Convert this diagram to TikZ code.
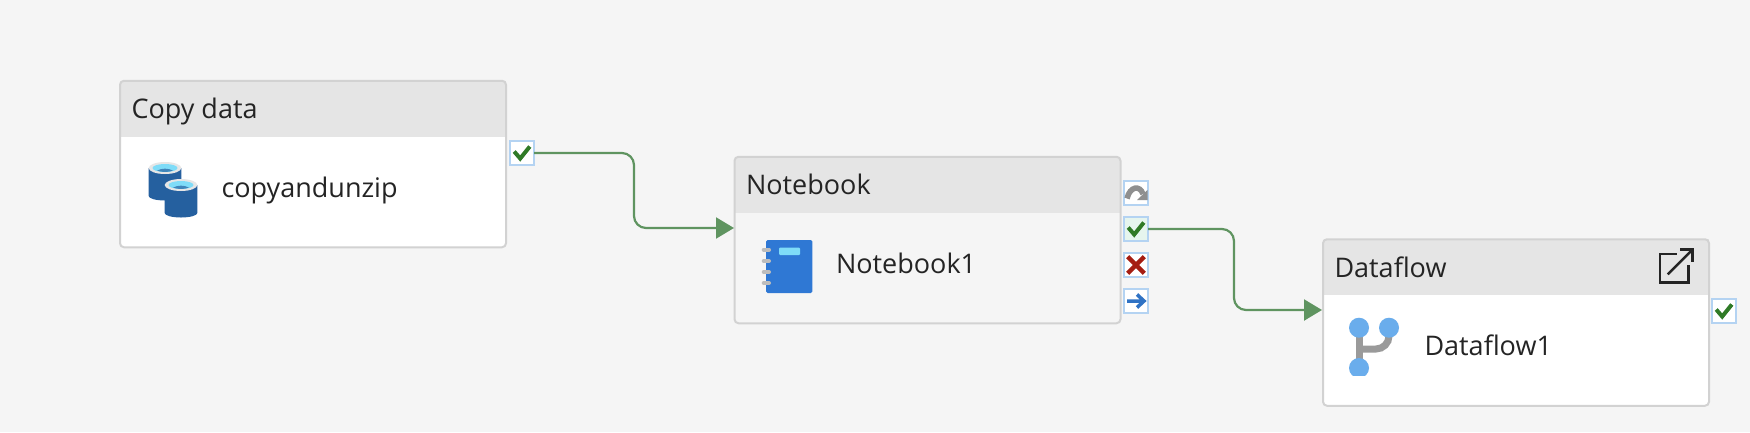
\documentclass[tikz,border=0pt]{standalone}
\usepackage{fontspec}
\setmainfont{Open Sans}
\usepackage{xcolor}
\usepackage{tikz}
\usetikzlibrary{%
	arrows.meta,
	positioning
}
\definecolor{canvas}{HTML}{F5F5F5}
\definecolor{headfill}{HTML}{E5E5E5}
\definecolor{cardline}{HTML}{D2D2D2}
\definecolor{inkdark}{HTML}{242424}
\definecolor{flowgreen}{HTML}{5F9460}
\definecolor{okgreen}{HTML}{2F7A26}
\definecolor{failred}{HTML}{A51D12}
\definecolor{nextblue}{HTML}{2F72C4}
\definecolor{skipgrey}{HTML}{8F8F8F}
\definecolor{btnline}{HTML}{B4D3F2}
\definecolor{dbdark}{HTML}{25609F}
\definecolor{dbcyan}{HTML}{7FDCF8}
\definecolor{dbrim}{HTML}{E6E6E6}
\definecolor{nbblue}{HTML}{2F78D4}
\definecolor{ringgrey}{HTML}{BDBDBD}
\definecolor{dfblue}{HTML}{6AADEC}
\definecolor{dfgrey}{HTML}{9A9A9A}
\definecolor{okfill}{HTML}{E6F5EE}
\tikzstyle{card} = [rectangle, rounded corners=4pt, minimum width=386pt, minimum height=166.5pt, inner sep=0pt, outer sep=0pt]
\tikzstyle{cardhead} = [rectangle, fill=headfill, minimum width=385pt, minimum height=56pt, inner sep=0pt, outer sep=0pt, anchor=north]
\tikzstyle{frame} = [draw=cardline, line width=2pt, rounded corners=4pt]
\tikzstyle{cardtext} = [anchor=base west, inner sep=0pt, outer sep=0pt, text=inkdark, font=\fontsize{27}{32}\selectfont]
\tikzstyle{btn} = [rectangle, draw=btnline, line width=2pt, fill=white, minimum size=24pt, inner sep=0pt, outer sep=0pt]
\tikzstyle{edge} = [draw=flowgreen, line width=2.2pt, rounded corners=12pt, -{Triangle[length=18pt,width=21pt]}]
\tikzstyle{okmark} = [draw=okgreen, line width=4pt]
\begin{document}
\begin{tikzpicture}[x=1pt,y=-1pt]
	
	\useasboundingbox (0,0) rectangle (1750,432);
	\fill[canvas] (0,0) rectangle (1750,432);
	
	% First we draw the cards
	\foreach \pos/\name/\cardtitle/\cardbody/\bodyfill in {{(313,164)/copy/Copy data/copyandunzip/white},
		{(927.5,240)/nb/Notebook/Notebook1/canvas},
		{(1516,322.5)/df/Dataflow/Dataflow1/white}}{
		\node[card, fill=\bodyfill] (\name) at \pos {};
		\node[cardhead] (\name head) at (\name.north) {};
		\draw[frame] (\name.north west) rectangle (\name.south east);
		\node[cardtext] (\name title) at ([shift={(11.5,38)}]\name.north west) {\cardtitle};
		\node[cardtext] (\name body) at ([shift={(101.5,116.5)}]\name.north west) {\cardbody};
	}
	
	% Status buttons
	\foreach \pos/\name/\btnfill in {{(522,153)/copyok/white},
		{(1136,193)/nbskip/white},
		{(1136,229)/nbok/okfill},
		{(1136,265)/nbfail/white},
		{(1136,301)/nbnext/white},
		{(1724,311)/dfok/white}}
	\node[btn, fill=\btnfill] (\name) at \pos {};
	
	% Marks on the buttons
	\foreach \name in {copyok, nbok, dfok}
	\draw[okmark, shift={(\name.center)}] (-7.8,-1.5) -- (-1.8,5.5) -- (7.8,-6.5);
	
	\draw[failred, line width=4.5pt, shift={(nbfail.center)}] (-8.3,-8.3) -- (8.3,8.3) (-8.3,8.3) -- (8.3,-8.3);
	\draw[nextblue, line width=3.5pt, shift={(nbnext.center)}] (-9,0) -- (8,0) (1,-6.5) -- (8,0) -- (1,6.5);
	\draw[skipgrey, line width=5.5pt, shift={(nbskip.center)}] (-9,5.5) .. controls (-6,-7) and (4,-8) .. (7,1);
	\fill[skipgrey, shift={(nbskip.center)}] (11.5,-3) -- (11.5,7) -- (1,7) -- cycle;
	
	% Connect cards with edges
	\coordinate (nbin) at (734,228);
	\coordinate (dfin) at (1322,310);
	\coordinate (copybend) at (634,190);
	\coordinate (nbbend) at (1234,270);
	\path[edge] (copyok.east) -| (copybend) |- (nbin);
	\path[edge] (nbok.east) -| (nbbend) |- (dfin);
	
	% Copy data icon
	\foreach \cx/\cy in {165/168, 181/185}{
		\fill[dbdark] (\cx-16.3,\cy) -- (\cx-16.3,\cy+28) arc[x radius=16.3, y radius=4.5, start angle=180, end angle=0] -- (\cx+16.3,\cy) -- cycle;
		\fill[dbrim] (\cx,\cy) ellipse[x radius=16.3, y radius=6];
		\fill[dbcyan] (\cx,\cy) ellipse[x radius=12.5, y radius=4];
		\fill[dbdark!70!dbcyan] (\cx-8,\cy+2.6) .. controls (\cx-3,\cy) and (\cx+3,\cy) .. (\cx+8,\cy+2.6) .. controls (\cx+3,\cy+4.4) and (\cx-3,\cy+4.4) .. cycle;
	}
	
	% Notebook icon
	\fill[nbblue, rounded corners=1.5pt] (766,240) rectangle (812.3,293);
	\fill[dbcyan, rounded corners=1pt] (779,247.7) rectangle (800,255);
	\foreach \ry in {249.7, 261, 272, 283}
	\draw[ringgrey, line width=4pt, line cap=round] (763.7,\ry) -- (769,\ry);
	
	% Dataflow icon
	\draw[dfgrey, line width=7pt] (1359,330) -- (1359,368);
	\draw[dfgrey, line width=7pt] (1359,349) -- (1376,349) arc[radius=13, start angle=90, end angle=0] -- (1389,330);
	\foreach \dx/\dy in {1359/327.7, 1389/327.7}
	\fill[dfblue] (\dx,\dy) circle[radius=10];
	\begin{scope}
		\clip (1340,350) rectangle (1380,375);
		\fill[dfblue] (1359,368) circle[radius=10];
	\end{scope}
	
	% Open in new tab mark on the dataflow header
	\draw[inkdark, line width=2.5pt] (1676.7,254) -- (1660,254) -- (1660,282.3) -- (1688.3,282.3) -- (1688.3,265);
	\draw[inkdark, line width=2.5pt] (1667.7,274.3) -- (1692.5,249.5);
	\draw[inkdark, line width=2.5pt] (1680,249.3) -- (1692.7,249.3) -- (1692.7,262);
	
\end{tikzpicture}
\end{document}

· · ·

Extract the full listing exactly, with the pictures left out.

Convert this diagram to TikZ code.
\documentclass[tikz,border=0pt]{standalone}
\usepackage{fontspec}
\setmainfont{Open Sans}
\usepackage{xcolor}
\usepackage{tikz}
\usetikzlibrary{%
	arrows.meta,
	positioning
}
\definecolor{canvas}{HTML}{F5F5F5}
\definecolor{headfill}{HTML}{E5E5E5}
\definecolor{cardline}{HTML}{D2D2D2}
\definecolor{inkdark}{HTML}{242424}
\definecolor{flowgreen}{HTML}{5F9460}
\definecolor{okgreen}{HTML}{2F7A26}
\definecolor{failred}{HTML}{A51D12}
\definecolor{nextblue}{HTML}{2F72C4}
\definecolor{skipgrey}{HTML}{8F8F8F}
\definecolor{btnline}{HTML}{B4D3F2}
\definecolor{dbdark}{HTML}{25609F}
\definecolor{dbcyan}{HTML}{7FDCF8}
\definecolor{dbrim}{HTML}{E6E6E6}
\definecolor{nbblue}{HTML}{2F78D4}
\definecolor{ringgrey}{HTML}{BDBDBD}
\definecolor{dfblue}{HTML}{6AADEC}
\definecolor{dfgrey}{HTML}{9A9A9A}
\definecolor{okfill}{HTML}{E6F5EE}
\tikzstyle{card} = [rectangle, rounded corners=4pt, minimum width=386pt, minimum height=166.5pt, inner sep=0pt, outer sep=0pt]
\tikzstyle{cardhead} = [rectangle, fill=headfill, minimum width=385pt, minimum height=56pt, inner sep=0pt, outer sep=0pt, anchor=north]
\tikzstyle{frame} = [draw=cardline, line width=2pt, rounded corners=4pt]
\tikzstyle{cardtext} = [anchor=base west, inner sep=0pt, outer sep=0pt, text=inkdark, font=\fontsize{27}{32}\selectfont]
\tikzstyle{btn} = [rectangle, draw=btnline, line width=2pt, fill=white, minimum size=24pt, inner sep=0pt, outer sep=0pt]
\tikzstyle{edge} = [draw=flowgreen, line width=2.2pt, rounded corners=12pt, -{Triangle[length=18pt,width=21pt]}]
\tikzstyle{okmark} = [draw=okgreen, line width=4pt]
\begin{document}
\begin{tikzpicture}[x=1pt,y=-1pt]
	
	\useasboundingbox (0,0) rectangle (1750,432);
	\fill[canvas] (0,0) rectangle (1750,432);
	
	% First we draw the cards
	\foreach \pos/\name/\cardtitle/\cardbody/\bodyfill in {{(313,164)/copy/Copy data/copyandunzip/white},
		{(927.5,240)/nb/Notebook/Notebook1/canvas},
		{(1516,322.5)/df/Dataflow/Dataflow1/white}}{
		\node[card, fill=\bodyfill] (\name) at \pos {};
		\node[cardhead] (\name head) at (\name.north) {};
		\draw[frame] (\name.north west) rectangle (\name.south east);
		\node[cardtext] (\name title) at ([shift={(11.5,38)}]\name.north west) {\cardtitle};
		\node[cardtext] (\name body) at ([shift={(101.5,116.5)}]\name.north west) {\cardbody};
	}
	
	% Status buttons
	\foreach \pos/\name/\btnfill in {{(522,153)/copyok/white},
		{(1136,193)/nbskip/white},
		{(1136,229)/nbok/okfill},
		{(1136,265)/nbfail/white},
		{(1136,301)/nbnext/white},
		{(1724,311)/dfok/white}}
	\node[btn, fill=\btnfill] (\name) at \pos {};
	
	% Marks on the buttons
	\foreach \name in {copyok, nbok, dfok}
	\draw[okmark, shift={(\name.center)}] (-7.8,-1.5) -- (-1.8,5.5) -- (7.8,-6.5);
	
	\draw[failred, line width=4.5pt, shift={(nbfail.center)}] (-8.3,-8.3) -- (8.3,8.3) (-8.3,8.3) -- (8.3,-8.3);
	\draw[nextblue, line width=3.5pt, shift={(nbnext.center)}] (-9,0) -- (8,0) (1,-6.5) -- (8,0) -- (1,6.5);
	\draw[skipgrey, line width=5.5pt, shift={(nbskip.center)}] (-9,5.5) .. controls (-6,-7) and (4,-8) .. (7,1);
	\fill[skipgrey, shift={(nbskip.center)}] (11.5,-3) -- (11.5,7) -- (1,7) -- cycle;
	
	% Connect cards with edges
	\coordinate (nbin) at (734,228);
	\coordinate (dfin) at (1322,310);
	\coordinate (copybend) at (634,190);
	\coordinate (nbbend) at (1234,270);
	\path[edge] (copyok.east) -| (copybend) |- (nbin);
	\path[edge] (nbok.east) -| (nbbend) |- (dfin);
	
	% Copy data icon
	\foreach \cx/\cy in {165/168, 181/185}{
		\fill[dbdark] (\cx-16.3,\cy) -- (\cx-16.3,\cy+28) arc[x radius=16.3, y radius=4.5, start angle=180, end angle=0] -- (\cx+16.3,\cy) -- cycle;
		\fill[dbrim] (\cx,\cy) ellipse[x radius=16.3, y radius=6];
		\fill[dbcyan] (\cx,\cy) ellipse[x radius=12.5, y radius=4];
		\fill[dbdark!70!dbcyan] (\cx-8,\cy+2.6) .. controls (\cx-3,\cy) and (\cx+3,\cy) .. (\cx+8,\cy+2.6) .. controls (\cx+3,\cy+4.4) and (\cx-3,\cy+4.4) .. cycle;
	}
	
	% Notebook icon
	\fill[nbblue, rounded corners=1.5pt] (766,240) rectangle (812.3,293);
	\fill[dbcyan, rounded corners=1pt] (779,247.7) rectangle (800,255);
	\foreach \ry in {249.7, 261, 272, 283}
	\draw[ringgrey, line width=4pt, line cap=round] (763.7,\ry) -- (769,\ry);
	
	% Dataflow icon
	\draw[dfgrey, line width=7pt] (1359,330) -- (1359,368);
	\draw[dfgrey, line width=7pt] (1359,349) -- (1376,349) arc[radius=13, start angle=90, end angle=0] -- (1389,330);
	\foreach \dx/\dy in {1359/327.7, 1389/327.7}
	\fill[dfblue] (\dx,\dy) circle[radius=10];
	\begin{scope}
		\clip (1340,350) rectangle (1380,375);
		\fill[dfblue] (1359,368) circle[radius=10];
	\end{scope}
	
	% Open in new tab mark on the dataflow header
	\draw[inkdark, line width=2.5pt] (1676.7,254) -- (1660,254) -- (1660,282.3) -- (1688.3,282.3) -- (1688.3,265);
	\draw[inkdark, line width=2.5pt] (1667.7,274.3) -- (1692.5,249.5);
	\draw[inkdark, line width=2.5pt] (1680,249.3) -- (1692.7,249.3) -- (1692.7,262);
	
\end{tikzpicture}
\end{document}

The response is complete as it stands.